Similarly, in Never a River, Francois "Coco" Laso takes the traditional ethnographic representation of his own country's (Ecuador) internal other to abstract the banality of this setting, to highlight the poetic imaginary of the everyday in the Amazonian rainforest. Photographing Shuar and Wampi communities in the rainforests of Ecuador and Peru, his approach has been to elide what can be seen as unique or exotic. Rather, as he states, he prefers to take the risk of a banal poetic or rather a poetics of the banal, a more photographic position if you may, to explore and present diversity. For this reason his approach is risky, because " [...] without any doubt these images might not be showing much, except maybe, the blurry evidence of a particular subject, his existential condition, the moment of a common photograph.

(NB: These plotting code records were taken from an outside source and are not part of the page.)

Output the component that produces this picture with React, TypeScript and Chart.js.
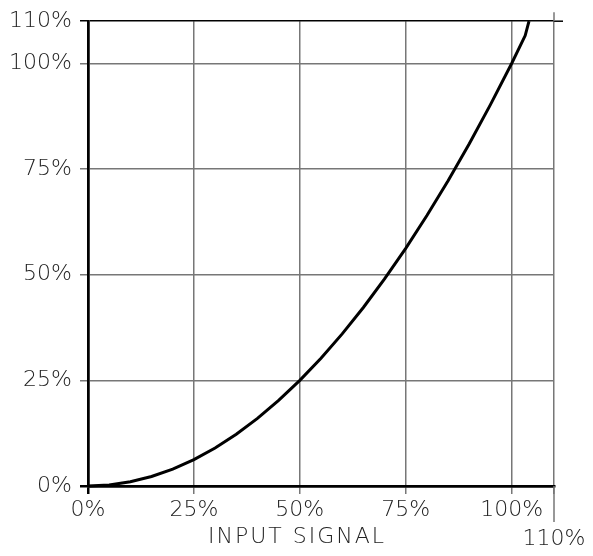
import React, { useEffect, useRef } from "react";
import { Chart, registerables } from "chart.js";

Chart.register(...registerables);

const inputPct = [0, 5, 10, 15, 20, 25, 30, 35, 40, 45, 50, 55, 60, 65, 70, 75, 80, 85, 90, 95, 100, 103.2, 104.1];
const outputPct = [0, 0.25, 1, 2.25, 4, 6.25, 9, 12.25, 16, 20.25, 25, 30.25, 36, 42.25, 49, 56.25, 64, 72.25, 81, 90.25, 100, 106.6, 110];
const xTicks = [0, 25, 50, 75, 100, 110];
const yTicks = [0, 25, 50, 75, 100, 110];
const xTitle = "INPUT SIGNAL";

const FONT = "'DejaVu Sans', sans-serif";

export default function App() {
  const ref = useRef<HTMLCanvasElement>(null);
  useEffect(() => {
    if (!ref.current) return;
    const extras = {
      id: "extras",
      afterDraw(chart: any) {
        const { ctx, chartArea } = chart;
        const xs = chart.scales.x;
        const x110 = xs.getPixelForValue(110);
        ctx.save();
        ctx.strokeStyle = "#000";
        ctx.lineWidth = 1.5;
        ctx.beginPath();
        ctx.moveTo(chartArea.right, chartArea.top);
        ctx.lineTo(chartArea.right + 9, chartArea.top);
        ctx.stroke();
        ctx.strokeStyle = "#777";
        ctx.lineWidth = 1.5;
        ctx.beginPath();
        ctx.moveTo(x110, chartArea.top - 9);
        ctx.lineTo(x110, chartArea.top);
        ctx.moveTo(x110, chartArea.bottom);
        ctx.lineTo(x110, chartArea.bottom + 36);
        ctx.stroke();
        ctx.fillStyle = "#222";
        ctx.font = `200 22px ${FONT}`;
        (ctx as any).letterSpacing = "2px";
        ctx.textAlign = "left";
        ctx.textBaseline = "middle";
        ctx.fillText(xTitle, 208, 537);
        ctx.restore();
      },
    };
    const chart = new Chart(ref.current, {
      type: "line",
      data: {
        datasets: [
          {
            data: inputPct.map((x, i) => ({ x, y: outputPct[i] })),
            borderColor: "#000",
            borderWidth: 3,
            pointRadius: 0,
            tension: 0,
            fill: false,
            clip: false as any,
          },
        ],
      },
      options: {
        animation: false,
        responsive: false,
        layout: { padding: { top: 19, right: 39, left: 0, bottom: 0 } },
        plugins: { legend: { display: false }, tooltip: { enabled: false } },
        scales: {
          x: {
            type: "linear",
            min: 0,
            max: 110,
            afterBuildTicks: (s: any) => {
              s.ticks = xTicks.map((v) => ({ value: v }));
            },
            afterFit: (s: any) => {
              s.height = 70;
            },
            ticks: {
              autoSkip: false,
              maxRotation: 0,
              padding: 2,
              color: "#222",
              font: { family: FONT, size: 22, weight: "200" as any, lineHeight: 1.3 },
              callback: (v: any) => (v === 110 ? ["", "110%"] : v + "%"),
            },
            border: { display: true, color: "#000", width: 2.5 },
            grid: {
              color: (c: any) => (c.tick && c.tick.value === 0 ? "#000" : "#777"),
              lineWidth: (c: any) => (c.tick && c.tick.value === 0 ? 2.5 : 1.5),
              tickLength: 8,
              drawTicks: true,
            },
          },
          y: {
            type: "linear",
            min: 0,
            max: 110,
            afterBuildTicks: (s: any) => {
              s.ticks = yTicks.map((v) => ({ value: v }));
            },
            afterFit: (s: any) => {
              s.width = 88;
            },
            ticks: {
              autoSkip: false,
              padding: 8,
              color: "#222",
              font: { family: FONT, size: 22, weight: "200" as any },
              callback: (v: any) => v + "%",
            },
            border: { display: true, color: "#000", width: 2.5 },
            grid: {
              color: (c: any) => (c.tick && (c.tick.value === 0 || c.tick.value === 110) ? "#000" : "#777"),
              lineWidth: (c: any) => (c.tick && c.tick.value === 0 ? 2.5 : 1.5),
              tickLength: 8,
              drawTicks: true,
            },
          },
        },
      },
      plugins: [extras],
    });
    return () => chart.destroy();
  }, []);
  return (
    <div style={{ position: "fixed", left: 0, top: 0, width: 593, height: 556, background: "#fff" }}>
      <canvas ref={ref} width={593} height={556} style={{ width: 593, height: 556 }} />
    </div>
  );
}
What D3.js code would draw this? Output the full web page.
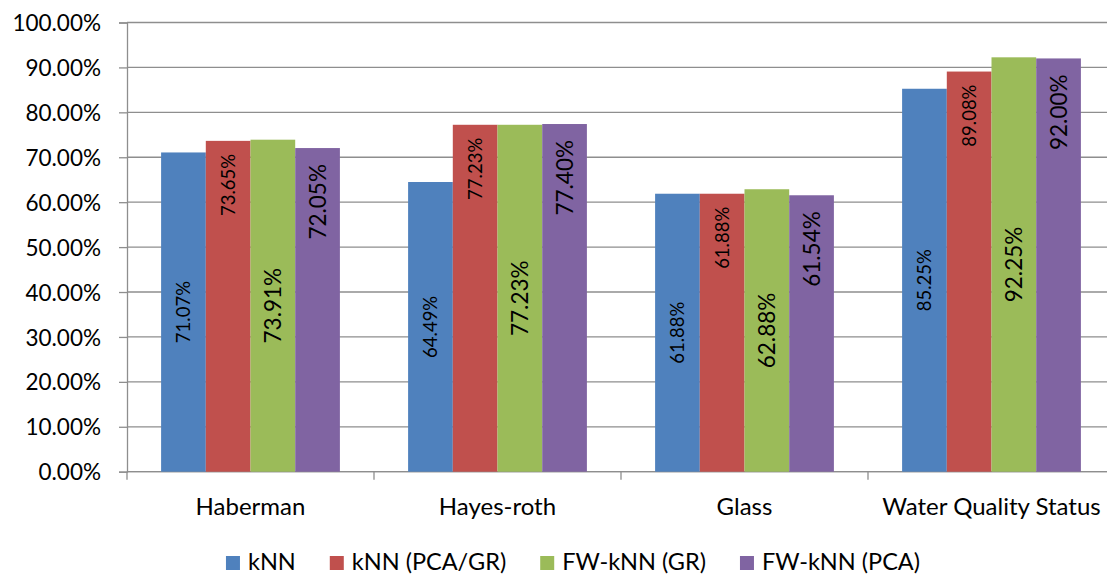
<!DOCTYPE html>
<html>
<head>
<meta charset="utf-8">
<script src="https://cdn.jsdelivr.net/npm/d3@7/dist/d3.min.js"></script>
<style>
  html, body { margin: 0; padding: 0; background: #fff; }
  svg { display: block; font-family: Lato, "Open Sans", sans-serif; }
</style>
</head>
<body>
<svg id="chart" width="1107" height="576"></svg>
<script>
// Classification accuracy (%) per dataset and method
const categories = ["Haberman", "Hayes-roth", "Glass", "Water Quality Status"];
const seriesNames = ["kNN", "kNN (PCA/GR)", "FW-kNN (GR)", "FW-kNN (PCA)"];
const knn   = [71.07, 64.49, 61.88, 85.25];
const pcaGr = [73.65, 77.23, 61.88, 89.08];
const fwGr  = [73.91, 77.23, 62.88, 92.25];
const fwPca = [72.05, 77.40, 61.54, 92.00];
const yTicks = [0, 10, 20, 30, 40, 50, 60, 70, 80, 90, 100];

const seriesValues = [knn, pcaGr, fwGr, fwPca];
const colors = ["#4F81BD", "#C0504D", "#9BBB59", "#8064A2"];
// label style per series: font size and placement (middle of bar or inside its top)
const labelSize = [18.5, 18.5, 22.5, 22.5];
const labelPos  = ["center", "end", "center", "end"];

const svg = d3.select("#chart");
const plotLeft = 127, plotTop = 22.5, plotBottom = 471.7, catWidth = 247;

const x = d3.scaleBand().domain(categories)
  .range([plotLeft, plotLeft + catWidth * categories.length]).padding(0);
const xs = d3.scaleBand().domain(seriesNames).range([34.1, 212.9]).padding(0);
const y = d3.scaleLinear().domain([0, 100]).range([plotBottom, plotTop]);

const gridColor = "#8e8e8e";

// horizontal gridlines
svg.append("g").selectAll("line").data(yTicks).join("line")
  .attr("x1", plotLeft).attr("x2", 1107)
  .attr("y1", d => y(d)).attr("y2", d => y(d))
  .attr("stroke", gridColor).attr("stroke-width", 1.3);

// y axis
const yAxis = svg.append("g").attr("transform", `translate(${plotLeft},0)`)
  .call(d3.axisLeft(y).tickValues(yTicks).tickSize(8).tickPadding(18)
    .tickFormat(d => d.toFixed(2) + "%"));
yAxis.select(".domain").attr("stroke", gridColor).attr("stroke-width", 1.3);
yAxis.selectAll(".tick line").attr("stroke", gridColor).attr("stroke-width", 1.3);
yAxis.selectAll(".tick text").attr("font-family", "Lato, sans-serif")
  .attr("font-size", 22.5).attr("fill", "#000").attr("dy", "0.36em");

// x axis
const xAxisG = svg.append("g").attr("transform", `translate(0,${plotBottom})`);
xAxisG.append("line").attr("x1", plotLeft).attr("x2", 1107)
  .attr("y1", 0).attr("y2", 0).attr("stroke", gridColor).attr("stroke-width", 1.3);
const xBounds = categories.map(c => x(c)).concat([x(categories[categories.length - 1]) + catWidth]);
xAxisG.selectAll("line.tk").data(xBounds).join("line").attr("class", "tk")
  .attr("x1", d => d).attr("x2", d => d).attr("y1", 0).attr("y2", 8)
  .attr("stroke", gridColor).attr("stroke-width", 1.3);
xAxisG.selectAll("text").data(categories).join("text")
  .attr("x", d => x(d) + catWidth / 2).attr("y", 43.5)
  .attr("text-anchor", "middle").attr("font-size", 24).attr("fill", "#000")
  .text(d => d);

// bars
const barData = [];
categories.forEach((c, ci) => seriesNames.forEach((s, si) => {
  barData.push({ c, s, si, v: seriesValues[si][ci] });
}));

svg.append("g").selectAll("rect").data(barData).join("rect")
  .attr("x", d => x(d.c) + xs(d.s))
  .attr("width", xs.bandwidth())
  .attr("y", d => y(d.v))
  .attr("height", d => plotBottom - y(d.v))
  .attr("fill", d => colors[d.si]);

// value labels, rotated to read upward
svg.append("g").selectAll("text").data(barData).join("text")
  .attr("transform", d => {
    const cx = x(d.c) + xs(d.s) + xs.bandwidth() / 2;
    const cy = labelPos[d.si] === "center"
      ? (y(d.v) + plotBottom) / 2
      : y(d.v) + (d.si === 3 ? 16 : 13);
    return `translate(${cx},${cy}) rotate(-90)`;
  })
  .attr("text-anchor", d => labelPos[d.si] === "center" ? "middle" : "end")
  .attr("dy", "0.36em")
  .attr("font-size", d => labelSize[d.si])
  .attr("fill", "#000")
  .text(d => d.v.toFixed(2) + "%");

// legend
const legend = svg.append("g");
const items = legend.selectAll("g").data(seriesNames).join("g");
items.append("rect").attr("width", 14).attr("height", 14).attr("y", -14)
  .attr("fill", (d, i) => colors[i]);
items.append("text").attr("x", 22).attr("y", 0)
  .attr("font-size", 23.5).attr("fill", "#000").text(d => d);
let cursor = 0;
const offsets = [];
items.each(function () {
  offsets.push(cursor);
  const w = 22 + d3.select(this).select("text").node().getComputedTextLength();
  cursor += w + 34;
});
const total = cursor - 34;
const legendLeft = 573 - total / 2;
items.attr("transform", (d, i) => `translate(${legendLeft + offsets[i]},570)`);
</script>
</body>
</html>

These are bodies that always flow with the river; that cannot be seen clearly or in their entirety. And so, the photographs remain as something like the memory of an impossibility, of an impossible visual encounter". These encounters then are what draw one into these black and white images, where the subtle presence of people amidst the density of the rainforest is made less ethnographic and maybe more photographic. Where a portrait of a woman in a black headscarf unsettles the iconic imagery of the Amazonian context, releasing the elements that have framed these communities in languages of otherness through a common language of imagination and poetics that photography makes possible.